3 Regularized prediction problems with Lipschitz costs

In what follows ${\left( {\mathcal {F}},\left\| \cdot \right\| _{{\mathcal {F}}}\right) }$ conforms to the function space in Theorem 1. C, ${\mathcal {L}}$ is a loss function on $\mathbb {R}^{2}$, and given the sample $\left( \varvec{x}_{t}\right) _{t\in \left\{ 1,\cdots ,T\right\} }$ with $\varvec{x}_{t}:=\left( y_{t},\textbf{X}{}_{t}\right)$ with $y_{t}$ denoting the response variables, and $\textbf{X}_{t}$ the predictors, and we consider the regularized prediction (conditional on $\textbf{X}_{t}$) empirical program:

$$\begin{aligned} f_{T}:=\arg \min _{f\in {\mathcal {F}}}\mathbb {E}_{\varvec{\varvec{F}}_{T}}\left[ {\mathcal {L}}\left( f\left( \varvec{x}\right) ,y\right) \right] +\lambda _{T}\left\| f\right\| _{{\mathcal {F}}}, \end{aligned}$$

(5)

with $\lambda _{T}>0$ a regularization parameter.

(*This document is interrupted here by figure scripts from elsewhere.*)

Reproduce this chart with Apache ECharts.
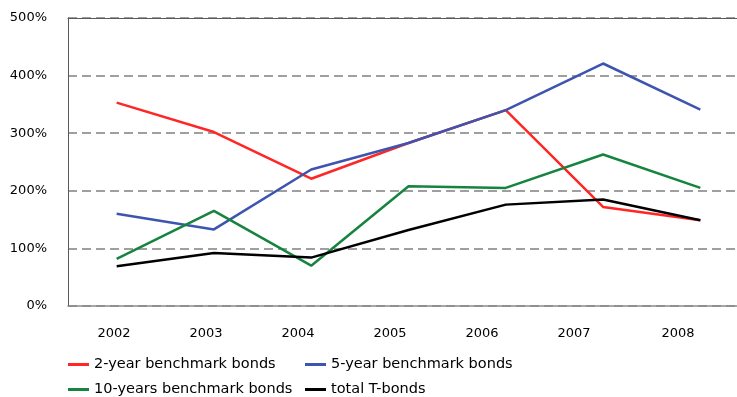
<!DOCTYPE html>
<html>
<head>
	<meta charset="UTF-8" />
	<title>Benchmark bonds</title>
	<style>
		html, body { margin: 0; padding: 0; background: #fff; overflow: hidden; }
		/* the plot area of the original runs past the right edge of the picture */
		#chart { width: 760px; height: 397px; }
	</style>
	<script src="https://cdn.jsdelivr.net/npm/echarts@6/dist/echarts.min.js"></script>
</head>
<body>
	<div id="chart"></div>
	<script>
		var years = ["2002", "2003", "2004", "2005", "2006", "2007", "2008"];
		var yTicks = [0, 100, 200, 300, 400, 500];

		// values in %
		var twoYear = [353, 302, 221, 283, 340, 172, 149];
		var fiveYear = [160, 133, 237, 283, 340, 421, 341];
		var tenYears = [82, 165, 70, 208, 205, 263, 205];
		var totalT = [69, 92, 84, 132, 176, 185, 149];

		var names = ["2-year benchmark bonds", "5-year benchmark bonds", "10-years benchmark bonds", "total T-bonds"];
		var colors = ["#ff2626", "#3d55ae", "#16843f", "#000000"];

		var font = "DejaVu Sans";
		var myChart = echarts.init(document.getElementById("chart"));

		function line(i, data) {
			return {
				name: names[i],
				type: "line",
				data: data,
				xAxisIndex: 0,
				yAxisIndex: 0,
				symbol: "none",
				color: colors[i],
				lineStyle: { width: 2.5, color: colors[i] },
				animation: false
			};
		}

		// one legend per entry, laid out as two rows of two columns
		var legendPos = [[63, 352], [300, 352], [63, 377], [300, 377]];
		var legends = names.map(function (n, i) {
			return {
				left: legendPos[i][0], top: legendPos[i][1],
				itemWidth: 21, itemHeight: 3, icon: "rect",
				data: [n],
				textStyle: { fontFamily: font, fontSize: 14.5, color: "#000" }
			};
		});

		var option = {
			animation: false,
			grid: [
				// data grid
				{ left: 68, width: 681, top: 18, bottom: 91, outerBoundsMode: "none" },
				// label grid, only used for the year labels
				{ left: 68, width: 644, top: 18, bottom: 91, outerBoundsMode: "none" }
			],
			xAxis: [
				{
					type: "category", gridIndex: 0, data: years, boundaryGap: true,
					axisLine: { show: true, onZero: false, lineStyle: { color: "#8a8a8a", width: 1.5 } },
					axisTick: { show: false },
					axisLabel: { show: false },
					splitLine: { show: false }
				},
				{
					type: "category", gridIndex: 1, data: years, boundaryGap: true,
					axisLine: { show: false },
					axisTick: { show: false },
					splitLine: { show: false },
					axisLabel: {
						interval: 0, margin: 21, color: "#000", fontFamily: font, fontSize: 13,
						formatter: function (v, i) {
							return i === years.length - 1 ? "{last|" + v + "}" : v;
						},
						rich: { last: { padding: [0, 0, 0, 24], color: "#000", fontFamily: font, fontSize: 13 } }
					}
				},
				{
					// solid frame line along the top of the plot
					type: "category", gridIndex: 0, data: years, position: "top",
					axisLine: { show: true, onZero: false, lineStyle: { color: "#595959", width: 1 } },
					axisTick: { show: false },
					axisLabel: { show: false },
					splitLine: { show: false }
				}
			],
			yAxis: [
				{
					type: "value", gridIndex: 0, min: yTicks[0], max: yTicks[yTicks.length - 1], interval: 100,
					axisLine: { show: true, lineStyle: { color: "#595959", width: 1 } },
					axisTick: { show: false },
					axisLabel: { margin: 21, color: "#000", fontFamily: font, fontSize: 13, formatter: "{value}%" },
					splitLine: { show: true, lineStyle: { color: "#808080", type: [9, 5], width: 1.5 } }
				},
				{
					type: "value", gridIndex: 1, min: 0, max: 500, show: false,
					splitLine: { show: false }
				}
			],
			legend: legends,
			series: [
				line(0, twoYear),
				line(1, fiveYear),
				line(2, tenYears),
				line(3, totalT)
			]
		};

		myChart.setOption(option);
	</script>
</body>
</html>
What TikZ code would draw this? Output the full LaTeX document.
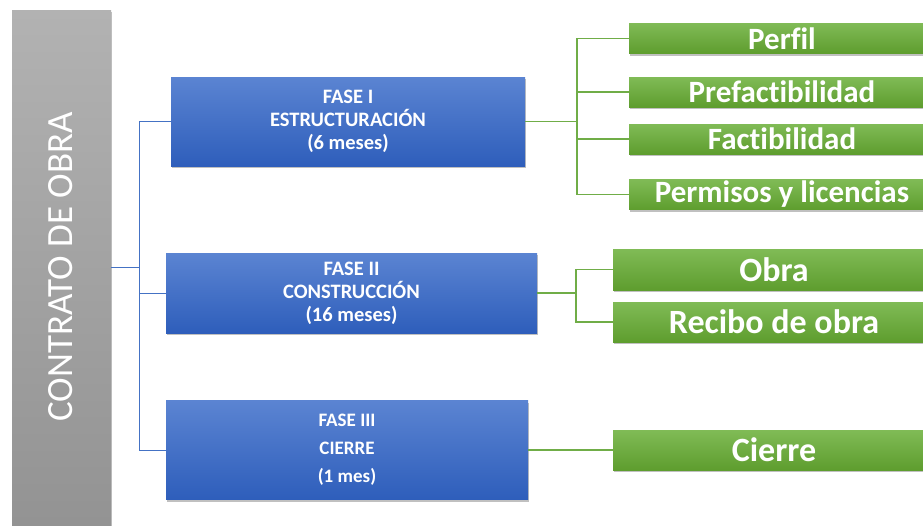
\documentclass[tikz,border=0pt]{standalone}
\usepackage{fontspec}
\setmainfont{Carlito}[Ligatures=NoCommon]
\usetikzlibrary{shadows}
\definecolor{grayT}{HTML}{B2B2B2}
\definecolor{grayB}{HTML}{939393}
\definecolor{blueT}{HTML}{5B84D2}
\definecolor{blueB}{HTML}{2E5EBB}
\definecolor{greenT}{HTML}{80BB56}
\definecolor{greenB}{HTML}{5E9D2E}
\definecolor{bline}{HTML}{4472C4}
\definecolor{gline}{HTML}{70AD47}
\tikzset{
  shad/.style={drop shadow={shadow xshift=1.2pt, shadow yshift=-2pt, opacity=.35, fill=black!70}},
  graybox/.style={rectangle, top color=grayT, bottom color=grayB, inner sep=0, shad},
  phase/.style={rectangle, top color=blueT, bottom color=blueB, text=white, align=center,
    inner sep=0, font=\bfseries\fontsize{20.5}{23}\selectfont, shad},
  itemA/.style={rectangle, top color=greenT, bottom color=greenB, text=white, inner sep=0,
    minimum width=306pt, font=\bfseries\fontsize{31}{33}\selectfont, shad},
  itemB/.style={itemA, font=\bfseries\fontsize{34}{36}\selectfont},
  bconn/.style={draw=bline, line width=1pt},
  gconn/.style={draw=gline, line width=1.3pt},
}
\begin{document}
\begin{tikzpicture}[x=1pt,y=-1pt]
\useasboundingbox (0,0) rectangle (923,525);
\fill[white] (0,0) rectangle (923,525);
% gray
\node[graybox, minimum width=99pt, minimum height=515pt] (gray) at (61.5,267.5) {};
\node[rotate=90, anchor=base, text=white, font=\fontsize{37}{40}\selectfont] (gtxt) at (72,267) {CONTRATO DE OBRA};
% phases
\node[phase, minimum width=354pt, minimum height=89pt] (f1) at (348,121.5) {FASE I\\ESTRUCTURACIÓN\\(6 meses)};
\node[phase, minimum width=371pt, minimum height=80pt] (f2) at (351.5,293) {FASE II\\CONSTRUCCIÓN\\(16 meses)};
\node[phase, minimum width=362pt, minimum height=99pt, font=\bfseries\fontsize{19}{28}\selectfont] (f3) at (347,450) {\raisebox{-2pt}{\parbox{100pt}{\centering FASE III\\CIERRE\\(1 mes)}}};
% items
\node[itemA, minimum height=30pt] (perfil) at (782,38.5) {Perfil};
\node[itemA, minimum height=30pt] (pref) at (782,92) {Prefactibilidad};
\node[itemA, minimum height=30pt] (fact) at (782,139) {Factibilidad};
\node[itemA, minimum height=30pt] (perm) at (782,194.5) {Permisos y licencias};
\node[itemB, minimum width=322pt, minimum height=41pt] (obra) at (774,269.5) {Obra};
\node[itemB, minimum width=322pt, minimum height=40pt] (recibo) at (774,322) {Recibo de obra};
\node[itemB, minimum width=322pt, minimum height=40pt] (cierre) at (774,450) {Cierre};
% blue connectors
\coordinate (bj) at (139,267.5);
\draw[bconn] (gray.east) -- (bj);
\draw[bconn] (bj) |- (f1.west);
\draw[bconn] (bj) |- (f2.west);
\draw[bconn] (bj) |- (f3.west);
% green connectors
\coordinate (gj1) at (577,121.5);
\draw[gconn] (f1.east) -- (gj1);
\draw[gconn] (gj1) |- (perfil.west);
\draw[gconn] (gj1) |- (pref.west);
\draw[gconn] (gj1) |- (fact.west);
\draw[gconn] (gj1) |- (perm.west);
\coordinate (gj2) at (576,293);
\draw[gconn] (f2.east) -- (gj2);
\draw[gconn] (gj2) |- (obra.west);
\draw[gconn] (gj2) |- (recibo.west);
\draw[gconn] (f3.east) -- (cierre.west);
\end{tikzpicture}
\end{document}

We employ the concentration inequalities of the previous section in order to obtain statistical guarantees for the $L^{2}$ distance between $f_{T}$, and the solution to the population analogue of (5): $\inf _{f\in {\mathcal {F}}}\mathbb {E}_{\varvec{\varvec{\varvec{F}}}}\left[ {\mathcal {L}}\left( f\left( \varvec{x}\right) ,y\right) \right]$. This is summarized in the following result.

Theorem 2

(Statistical Guarantees) Suppose that Assumption 1 holds. Suppose furthermore that (SG.i) ${\mathcal {F}}$ is convex and uniformly R-bounded, and (SG.ii) for some $L,\kappa >0$, uniformly in the second argument, ${\mathcal {L}}\left( \cdot ,\cdot \right)$ is L-Lipschitz and $\mathbb {E}_{\varvec{\varvec{\varvec{F}}}}\left[ {\mathcal {L}}\right]$ is $\kappa$-strongly convex. Let $f^{\star }$ be the unique solution of the population statistical program $\inf _{{\mathcal {F}}}\mathbb {E}_{\varvec{\varvec{\varvec{F}}}}\left[ {\mathcal {L}}\left( f\left( \varvec{x}\right) ,y\right) \right]$ and suppose that it lies in the interior of ${\mathcal {F}}$. Then, and if $\beta _{T,k}>\frac{\lambda _{T}}{2c^{\star }\mu \left( {\mathcal {X}}\right) L}$, the following statistical guarantees hold:

$$\begin{aligned} \kappa \left\| f_{T}-f^{\star }\right\| _{2}\le 4c^{\star }\mu \left( {\mathcal {X}}\right) LR\sqrt{\beta _{T,k}}+\sqrt{2R}\sqrt{4c^{\star }\mu \left( {\mathcal {X}}\right) L\left( \kappa +L\right) \beta _{T,k}+\kappa \lambda _{T}}, \end{aligned}$$

(6)

with probability greater than or equal to $1-2\exp \left( -\frac{k^{2}}{2C_{3}\left( 1+2\sum _{n=1}^{\infty }\phi _{n}\right) ^{2}}\right)$.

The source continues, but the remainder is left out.